There is a number that moves through the discourse every few months, and it is always rising. Frontier models can now complete tasks that take a human an hour. Now two hours. Now most of a workday. It is cited as a milestone, an extrapolation line, sometimes a warning. It is a real number, measured carefully by serious people. And almost no one repeating it mentions the part that matters: it is measured at a 50% success rate.
Fifty percent. A coin flip. The headline horizon is the length of task the model gets right half the time.
The advertised number is the model's best day. Production runs on its average day, and the two are not close.
What the curve actually says
The cleanest measurements come from METR, which times humans on a battery of software tasks and then asks how long a task can be before a model's success rate falls below a threshold. Plotted over the last six years, the 50% horizon doubles roughly every seven months — the exponential that launched a thousand forecasts.
But METR measured a second curve, and this is the one to keep. Hold the model to an 80% success rate instead of 50%, and the task length it can handle drops by a factor of four to six. For one frontier model, the published figures are stark: about 59 minutes of work at 50% reliability, about 15 minutes at 80%. Same model, same week. The only thing that changed was how often you required it to be right.
The two curves climb at nearly the same rate — the 80% horizon doubles about every 204 days, the 50% horizon about every 207 — which sounds like good news until you sit with it. Parallel lines don't converge. The ratio between "can sometimes do" and "can reliably do" is not closing. It is a roughly constant multiple, riding up the chart in lockstep. METR's own framing: what a model can do at 50% today, it will do at 80% in about fourteen months. Reliability is not a property the next checkpoint grants you. It is a tax of roughly two doubling-times, paid on every capability, forever.
Why length is the enemy
There is a mechanism under this, and it is unglamorous. A recent analysis models agent success as something like radioactive decay: a roughly constant hazard of failure per unit of task, so the probability of finishing intact falls exponentially with length. Tasks don't get hard at the end. They accumulate exposure. Every additional step is another sentence in which the agent can misread state, hallucinate a file path, or confidently take the wrong branch — and on a long enough chain, something will.
You can do the arithmetic on a napkin. Suppose an agent is 85% reliable on a single step — a number most teams would kill for. Over a ten-step workflow, end-to-end success is 0.85¹⁰ ≈ 0.20. Chain three agents that are each 70% reliable and you get 0.70³ ≈ 0.34. The per-step numbers look like a working product. The product of the per-step numbers looks like a coin you'd be a fool to flip. This is why the demo dazzles and the deployment disappoints: the demo is one step, and one step is where models are strongest.

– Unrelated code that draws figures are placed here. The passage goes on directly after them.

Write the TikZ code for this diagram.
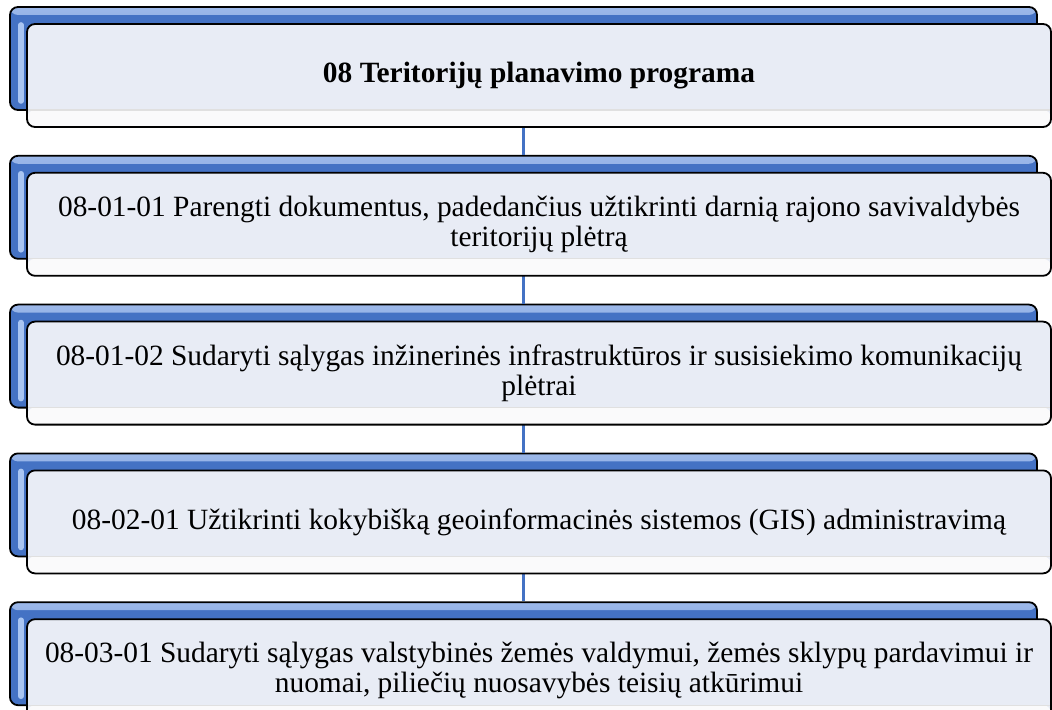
\documentclass[tikz,border=0pt]{standalone}
\usepackage{fontspec}
\setmainfont{Liberation Serif}
\usetikzlibrary{positioning}
\definecolor{barblue}{HTML}{4472C4}
\definecolor{barlight}{HTML}{9DB9EA}
\definecolor{barglow}{HTML}{A9C5F2}
\definecolor{paneface}{HTML}{E8ECF5}
\definecolor{panefoot}{HTML}{FAFAFB}
\tikzset{%
  bluebox/.style = {rectangle,rounded corners=4pt,draw=black,line width=0.9pt,
        fill=barblue,minimum width=513.5pt,minimum height=51.5pt,
        path picture={\shade[top color=barlight,bottom color=barblue]
          (path picture bounding box.north west) rectangle
          ([yshift=-4pt]path picture bounding box.north east);
          \draw[barglow,line width=2.8pt,line cap=round]
          ([xshift=5.5pt,yshift=-9pt]path picture bounding box.north west) --
          ([xshift=5.5pt,yshift=4.5pt]path picture bounding box.south west);}},
  whitebox/.style = {rectangle,rounded corners=4pt,draw=black,line width=0.9pt,
        fill=paneface,minimum width=512pt,minimum height=51.5pt,inner xsep=2pt,
        align=center,font=\fontsize{14.7pt}{15pt}\selectfont,
        path picture={\fill[panefoot]
          (path picture bounding box.south west) rectangle
          ([yshift=8.5pt]path picture bounding box.south east);
          \draw[black!12,line width=0.6pt]
          ([yshift=8.5pt]path picture bounding box.south west) --
          ([yshift=8.5pt]path picture bounding box.south east);}},
  joinline/.style = {draw=barblue,line width=1.5pt}
}
\begin{document}
\begin{tikzpicture}[node distance = 22pt]
  \useasboundingbox (0,0) rectangle (526pt,-355pt);
  % back bars
  \node[bluebox] (prog-b) at (261.75pt,-29.25pt) {};
  \node[bluebox,below=of prog-b] (t1-b) {};
  \node[bluebox,below=of t1-b] (t2-b) {};
  \node[bluebox,below=of t2-b] (t3-b) {};
  \node[bluebox,below=of t3-b] (t4-b) {};
  % connectors
  \draw[joinline] (prog-b) -- (t1-b);
  \draw[joinline] (t1-b) -- (t2-b);
  \draw[joinline] (t2-b) -- (t3-b);
  \draw[joinline] (t3-b) -- (t4-b);
  % front panes
  \node[whitebox,xshift=7.75pt,yshift=-8.5pt] (prog) at (prog-b)
    {\textbf{08 Teritorijų planavimo programa}};
  \node[whitebox,xshift=7.75pt,yshift=-8.5pt] (t1) at (t1-b)
    {08-01-01 Parengti dokumentus, padedančius užtikrinti darnią rajono savivaldybės\\teritorijų plėtrą};
  \node[whitebox,xshift=7.75pt,yshift=-8.5pt] (t2) at (t2-b)
    {08-01-02 Sudaryti sąlygas inžinerinės infrastruktūros ir susisiekimo komunikacijų\\plėtrai};
  \node[whitebox,xshift=7.75pt,yshift=-8.5pt] (t3) at (t3-b)
    {08-02-01 Užtikrinti kokybišką geoinformacinės sistemos (GIS) administravimą};
  \node[whitebox,xshift=7.75pt,yshift=-8.5pt] (t4) at (t4-b)
    {08-03-01 Sudaryti sąlygas valstybinės žemės valdymui, žemės sklypų pardavimui ir\\nuomai, piliečių nuosavybės teisių atkūrimui};
\end{tikzpicture}
\end{document}
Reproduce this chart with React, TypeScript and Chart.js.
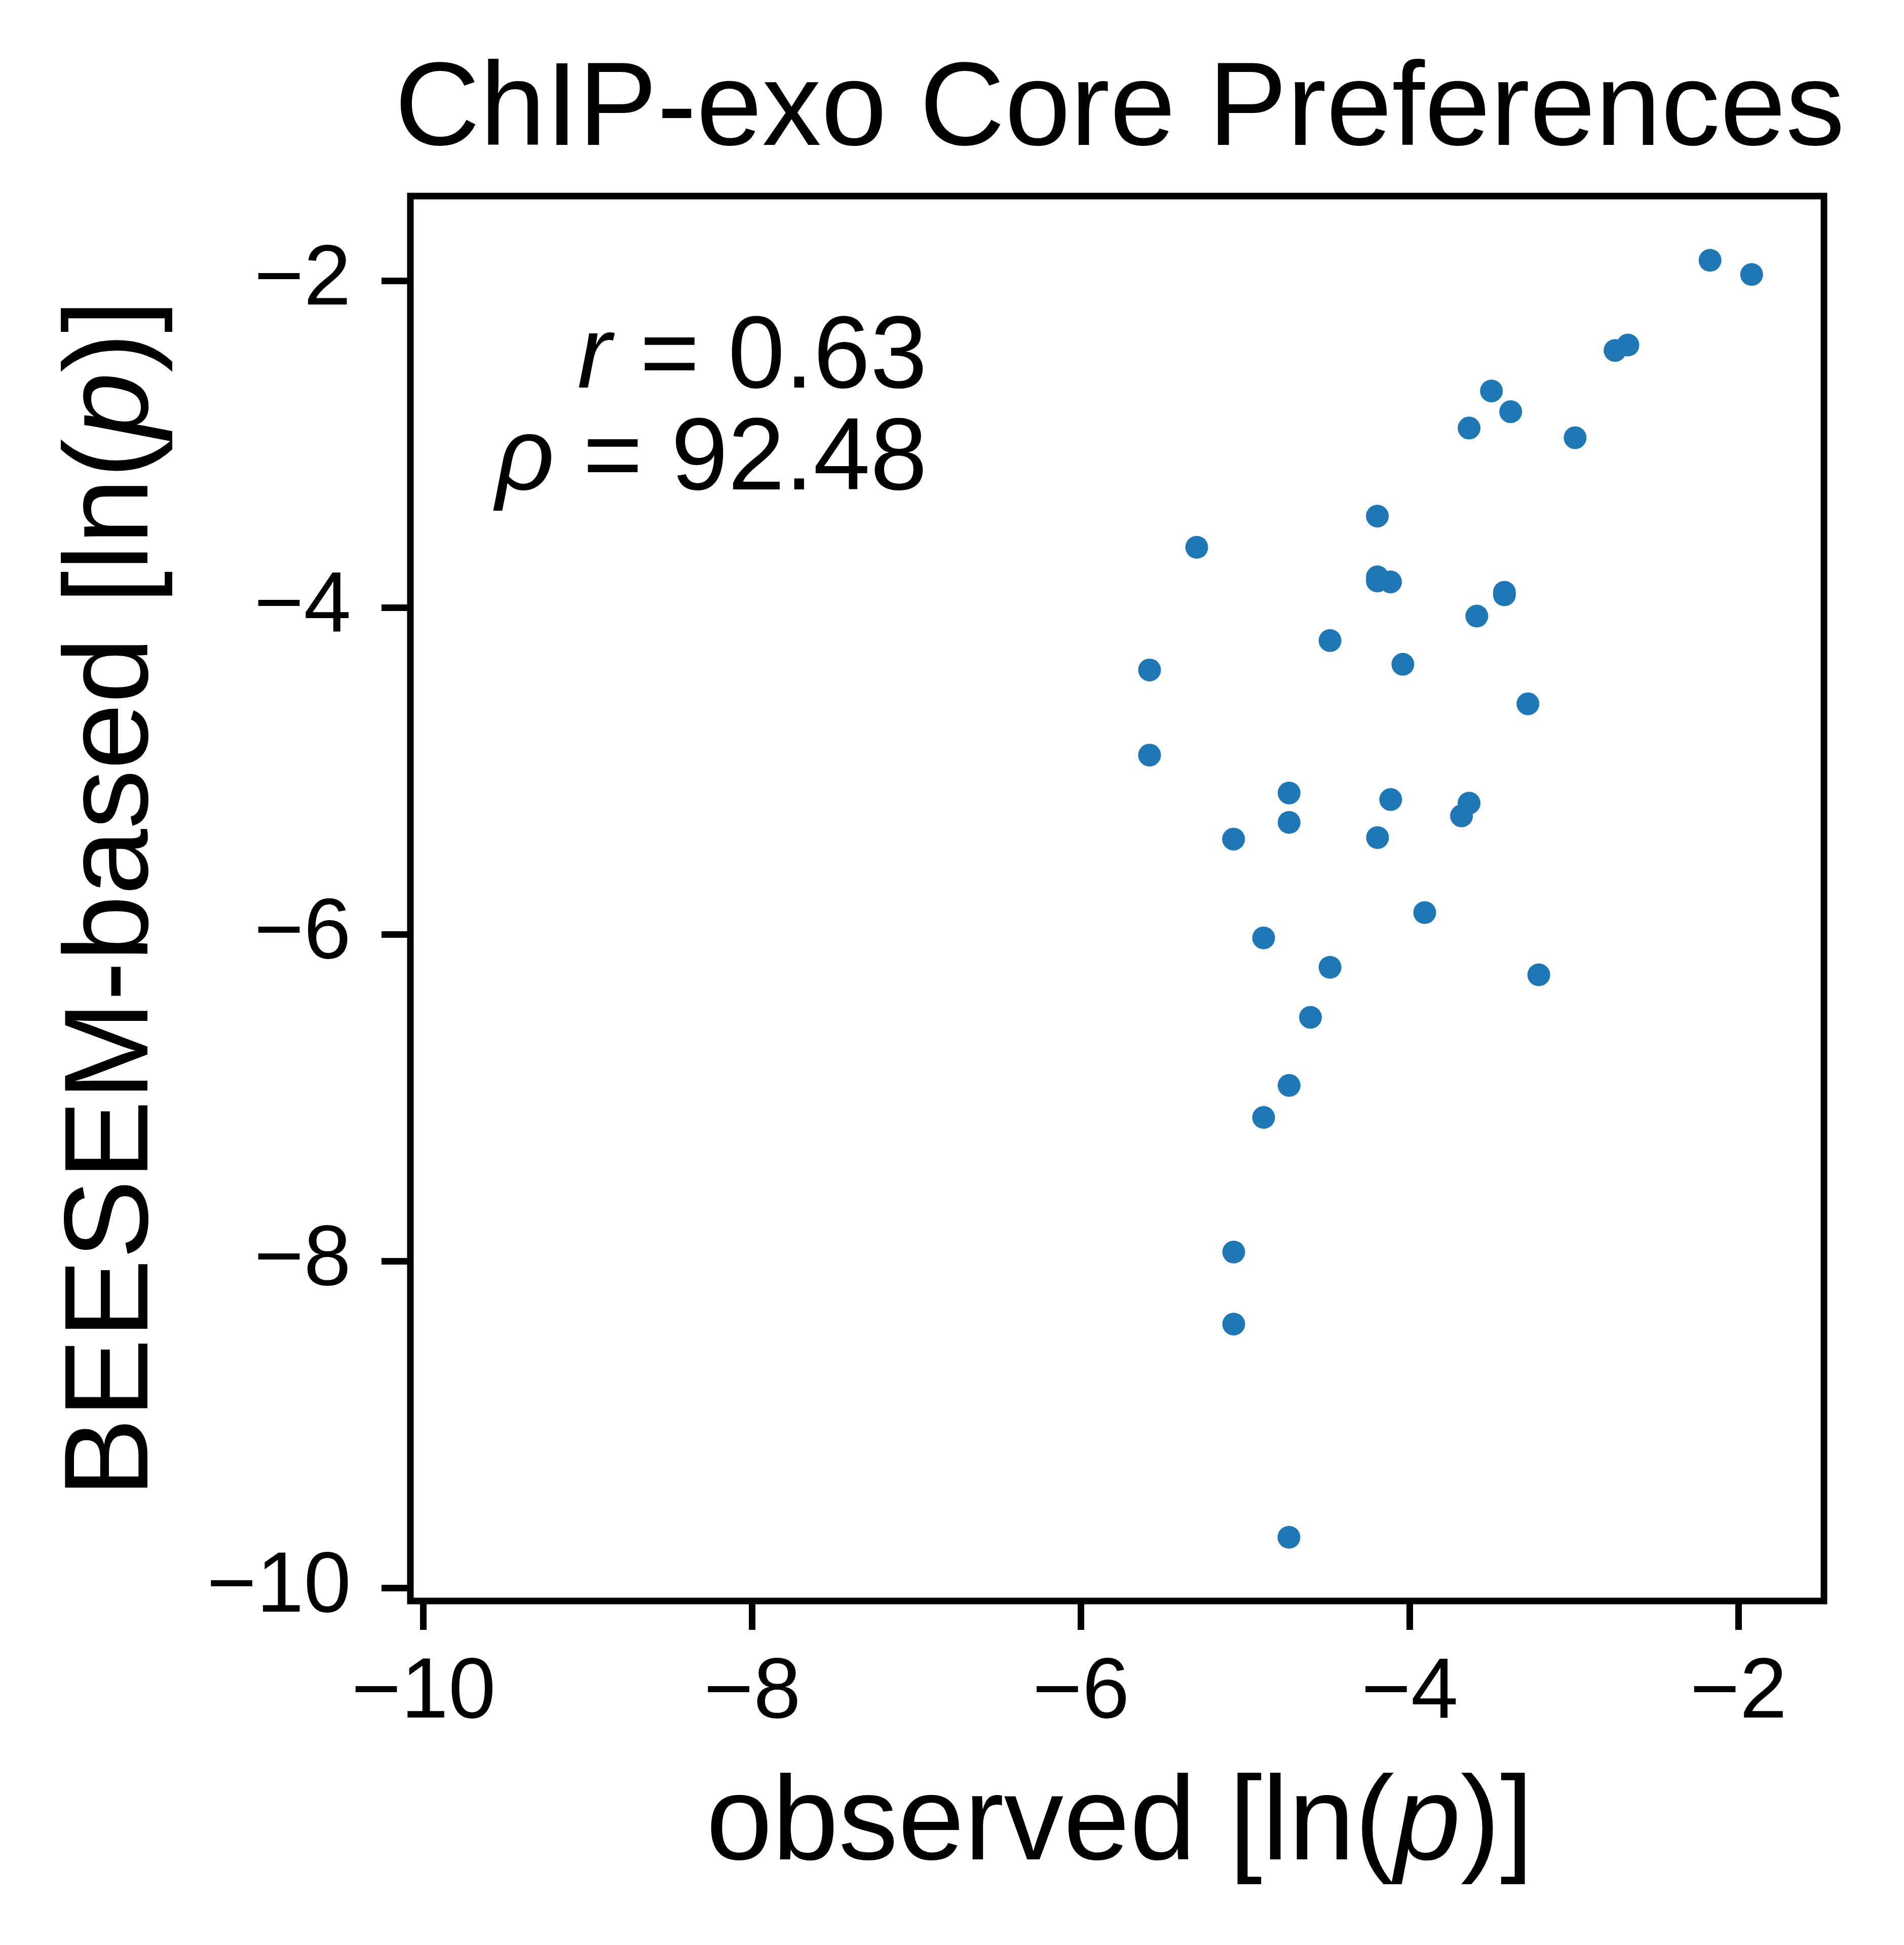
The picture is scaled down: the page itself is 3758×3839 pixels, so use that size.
import React, { useEffect, useRef } from "react";
import { Chart, registerables } from "chart.js";

Chart.register(...registerables);

// observed ln(p) vs BEESEM-based ln(p)
const observed = [
  -2.173, -1.92, -2.751, -2.673, -3.503, -3.386, -3.639, -2.994, -4.197, -5.296,
  -4.197, -4.197, -4.117, -3.424, -3.424, -3.592, -4.485, -4.042, -5.583, -3.281,
  -5.583, -4.734, -4.116, -3.639, -3.685, -4.734, -4.196, -5.072, -3.909, -4.889,
  -4.485, -3.215, -4.604, -4.734, -4.889, -5.071, -5.071, -4.735,
];
const beesem = [
  -1.873, -1.96, -2.425, -2.392, -2.673, -2.8, -2.9, -2.959, -3.439, -3.63,
  -3.811, -3.836, -3.842, -3.905, -3.921, -4.051, -4.201, -4.346, -4.381, -4.588,
  -4.902, -5.134, -5.174, -5.196, -5.274, -5.314, -5.407, -5.416, -5.866, -6.021,
  -6.201, -6.247, -6.507, -6.924, -7.12, -7.944, -8.385, -9.69,
];

const xTickValues = [-10, -8, -6, -4, -2];
const yTickValues = [-10, -8, -6, -4, -2];

const titleText = "ChIP-exo Core Preferences";
const xLabelRuns: [string, boolean][] = [["observed [ln(", false], ["p", true], [")]", false]];
const yLabelRuns: [string, boolean][] = [["BEESEM-based [ln(", false], ["p", true], [")]", false]];
const statRuns: [string, boolean][][] = [
  [["r", true], [" = 0.63", false]],
  [["\u03c1", true], [" = 92.48", false]],
];

const FONT = "'Liberation Sans', Arial, Helvetica, sans-serif";
const minus = (v: number) => String(v).replace("-", "\u2212");

function drawRuns(ctx: CanvasRenderingContext2D, runs: [string, boolean][], x: number, y: number, size: number, align: string) {
  const widths = runs.map(([t, it]) => {
    ctx.font = `${it ? "italic " : ""}${size}px ${FONT}`;
    return ctx.measureText(t).width;
  });
  const total = widths.reduce((a, b) => a + b, 0);
  let cx = align === "center" ? x - total / 2 : align === "right" ? x - total : x;
  runs.forEach(([t, it], i) => {
    ctx.font = `${it ? "italic " : ""}${size}px ${FONT}`;
    ctx.fillText(t, cx, y);
    cx += widths[i];
  });
}

const decorations = {
  id: "decorations",
  afterDraw(chart: any) {
    const { ctx, chartArea } = chart;
    const { left, right, top, bottom } = chartArea;
    const midX = (left + right) / 2;
    const midY = (top + bottom) / 2;
    ctx.save();
    ctx.fillStyle = "#000";
    ctx.textAlign = "left";
    ctx.textBaseline = "alphabetic";

    // frame
    ctx.lineWidth = 13;
    ctx.strokeStyle = "#000";
    ctx.strokeRect(left, top, right - left, bottom - top);

    // title
    drawRuns(ctx, [[titleText, false]], midX + 5, 286, 233, "center");

    // x label
    drawRuns(ctx, xLabelRuns, midX + 5, 3670, 235, "center");

    // y label
    ctx.save();
    ctx.translate(291, midY);
    ctx.rotate(-Math.PI / 2);
    drawRuns(ctx, yLabelRuns, 0, 0, 235, "center");
    ctx.restore();

    // r / rho annotation
    drawRuns(ctx, statRuns[0], 1830, 765, 202, "right");
    drawRuns(ctx, statRuns[1], 1830, 966, 202, "right");
    ctx.restore();
  },
};

const App: React.FC = () => {
  const canvasRef = useRef<HTMLCanvasElement | null>(null);
  const chartRef = useRef<Chart | null>(null);

  useEffect(() => {
    document.body.style.margin = "0";
    if (chartRef.current) {
      chartRef.current.destroy();
      chartRef.current = null;
    }
    if (!canvasRef.current) return;

    const points = observed.map((x, i) => ({ x, y: beesem[i] }));
    const tickFont = { family: FONT, size: 168 };
    const grid = {
      drawOnChartArea: false,
      drawTicks: true,
      tickLength: 57,
      tickWidth: 13,
      tickColor: "#000",
    };

    chartRef.current = new Chart(canvasRef.current, {
      type: "scatter",
      data: {
        datasets: [
          {
            data: points,
            backgroundColor: "#1f77b4",
            borderWidth: 0,
            pointRadius: 22.5,
            pointHoverRadius: 22.5,
          },
        ],
      },
      options: {
        animation: false,
        responsive: false,
        devicePixelRatio: 1,
        layout: { padding: { top: 387, right: 158, left: 0, bottom: 0 } },
        plugins: {
          legend: { display: false },
          tooltip: { enabled: false },
          title: { display: false },
        },
        scales: {
          x: {
            type: "linear",
            min: -10.08,
            max: -1.48,
            grid,
            border: { display: false },
            afterBuildTicks: (scale: any) => {
              scale.ticks = xTickValues.map((value) => ({ value }));
            },
            afterFit: (scale: any) => {
              scale.height = 679;
            },
            ticks: {
              color: "#000",
              font: tickFont,
              padding: 26,
              maxRotation: 0,
              callback: (v: any) => minus(v),
            },
          },
          y: {
            type: "linear",
            min: -10.08,
            max: -1.48,
            grid,
            border: { display: false },
            afterBuildTicks: (scale: any) => {
              scale.ticks = yTickValues.map((value) => ({ value }));
            },
            afterFit: (scale: any) => {
              scale.width = 810;
            },
            ticks: {
              color: "#000",
              font: tickFont,
              padding: 60,
              callback: (v: any) => minus(v),
            },
          },
        },
      } as any,
      plugins: [decorations],
    });

    return () => {
      if (chartRef.current) {
        chartRef.current.destroy();
        chartRef.current = null;
      }
    };
  }, []);

  return <canvas ref={canvasRef} width={3758} height={3839} style={{ display: "block" }} />;
};

export default App;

What this does to the roadmap
None of this says the systems don't work. They work — at the reliability that the work tolerates. The useful question is never "how long a task can the model do?" It is "how long a task can it do at the reliability my process can absorb?" — and the honest answer is usually a small fraction of the number in the headline.
It also reframes what "progress" buys you. A year of frontier gains genuinely doubles the 50% horizon. It does not close the gap to 80%; it drags the whole staircase up while keeping the steps the same height. So if your application needs four-nines reliability — most things that touch money, code in production, or a customer do — the model's capability curve is not the line you should be watching. You should be watching the reliability curve, four-to-six-times to the right of it, climbing at the same speed and no faster.
The industry quotes the 50% number because it is the flattering one, the one that makes the line go up fastest. Fair enough; everyone reads off their best day. Just remember, when you see the next "AI can now do an N-hour task," to silently append the clause the slide left off: half the time. The other half is where the work is.